Por último, ao centro do palco, o percussionista, Toma Gouband (n. 1976), uma figura surpreendente e original, que se tem notabilizado por um conjunto de workshops em ambiente académico, sobre polirritmia. Logo a começar pela sua bateria, constituída por um bombo, largo, na horizontal, um prato e um prato choque. Na maioria do tempo, os instrumentos que brandia nas mãos eram pedras, troncos, pinhas, ou um conjunto de ramos com que vergastava a pele do bombo ou os pratos (ou até mesmo sibilando no ar), criando alguns momentos quase hipnóticos pelas opções rítmicas que empregava (sempre calmas e longe de qualquer espectacularidade), mas também pela articulação com a electrónica de Pat Thomas, talvez o músico com que melhor se entrosou, sem nunca abdicar da sua singularidade musical, mais intuitiva e espiritual, do que tecnicamente evidente.

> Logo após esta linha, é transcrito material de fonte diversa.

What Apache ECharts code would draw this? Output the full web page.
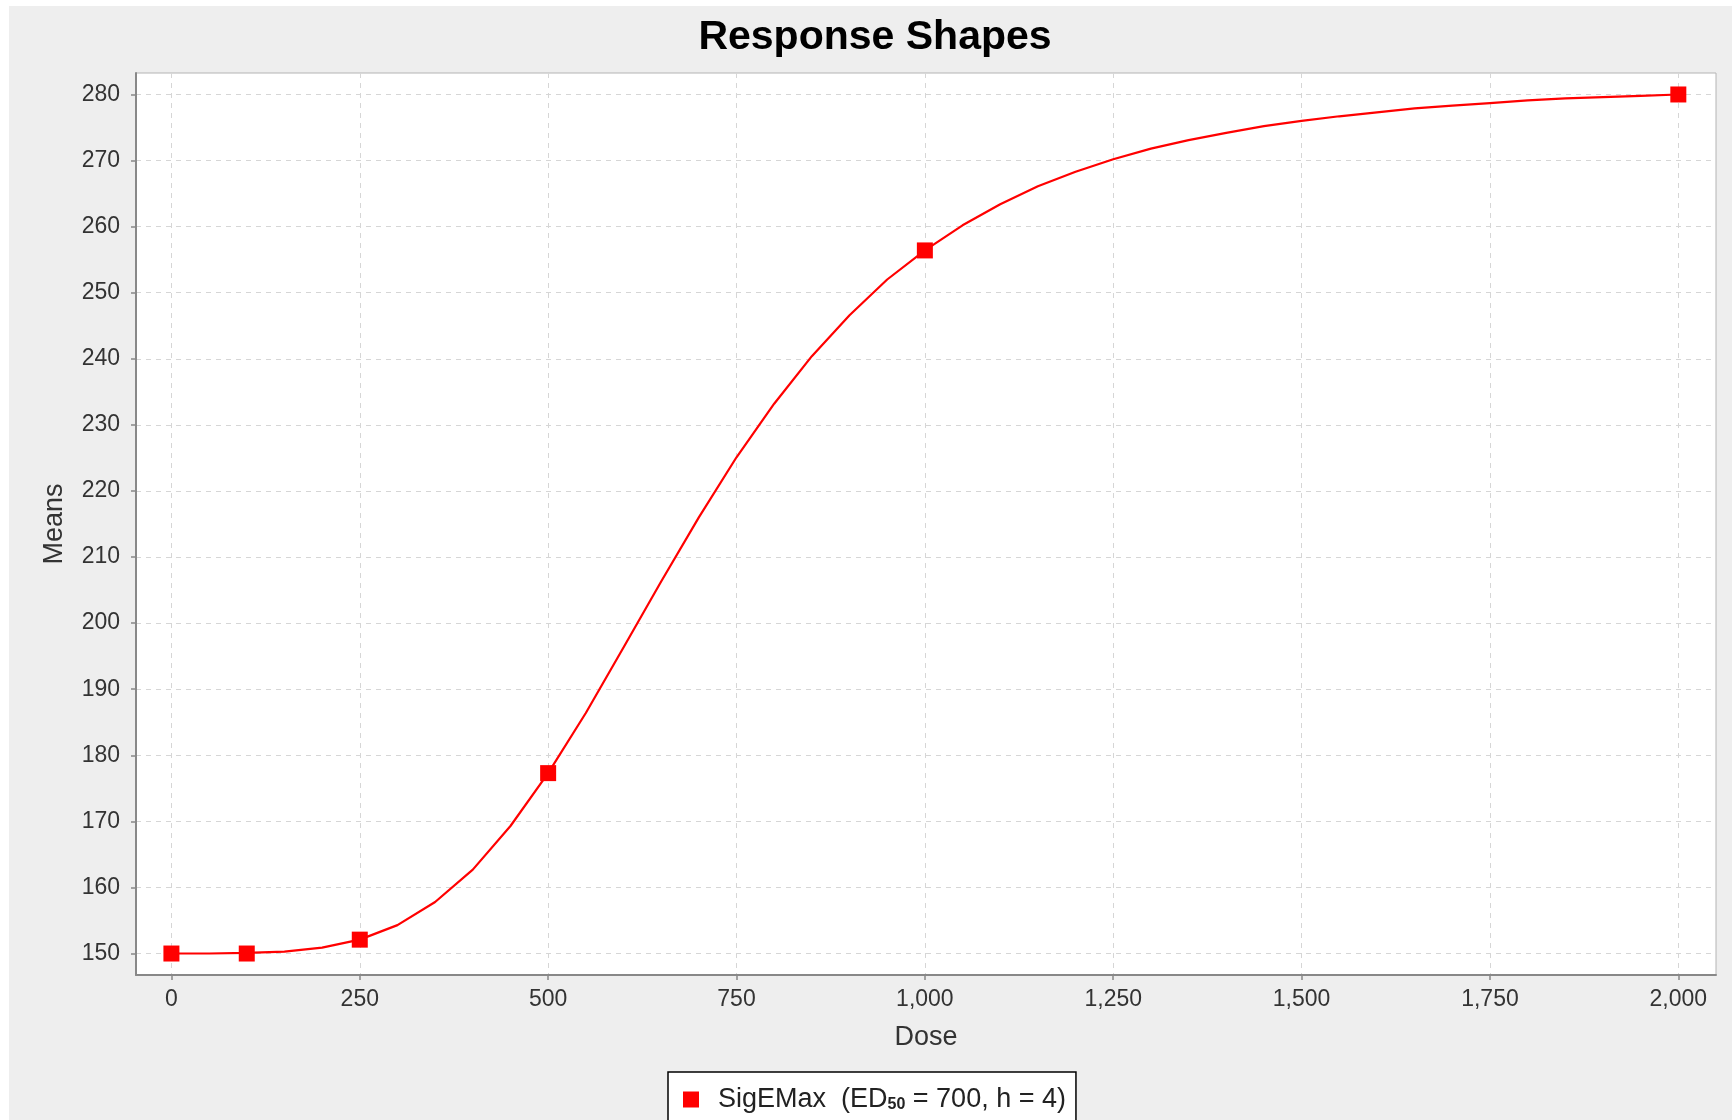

Mesmo quando recorreu a algo semelhante a baquetas, os ritmos adoptados, a forma como ataca a “bateria” e distribui os gestos, confundirá, certamente, os mais clássicos, ainda que encontrando alguns traços hereditários, vindos das experiências de Han Bennink, Roger Turner ou até Max Eastley. Na base da sua abordagem peculiar estará, em grande medida, uma estadia junto dos pigmeus dos Camarões, em 2006, que o levou a reequacionar toda a abordagem ao instrumento (percussão).

Ao longo dos 60 minutos que durou a prestação, sem encores, Evan Parker parou por diversas vezes de tocar, de saxofone em riste, olhos cerrados, escutando, interiorizando o que se passava à sua volta, sem ímpetos de fulgor permanente. Não demorou a percebermos porque, apesar de o sexteto funcionar bem como um todo e Evan Parker se silenciar amiúde, uma boa parte da energia que comandou a noite nascia daquele sax soprano e daquele fôlego inconfundível, mesmo quando calado. Há vozes assim.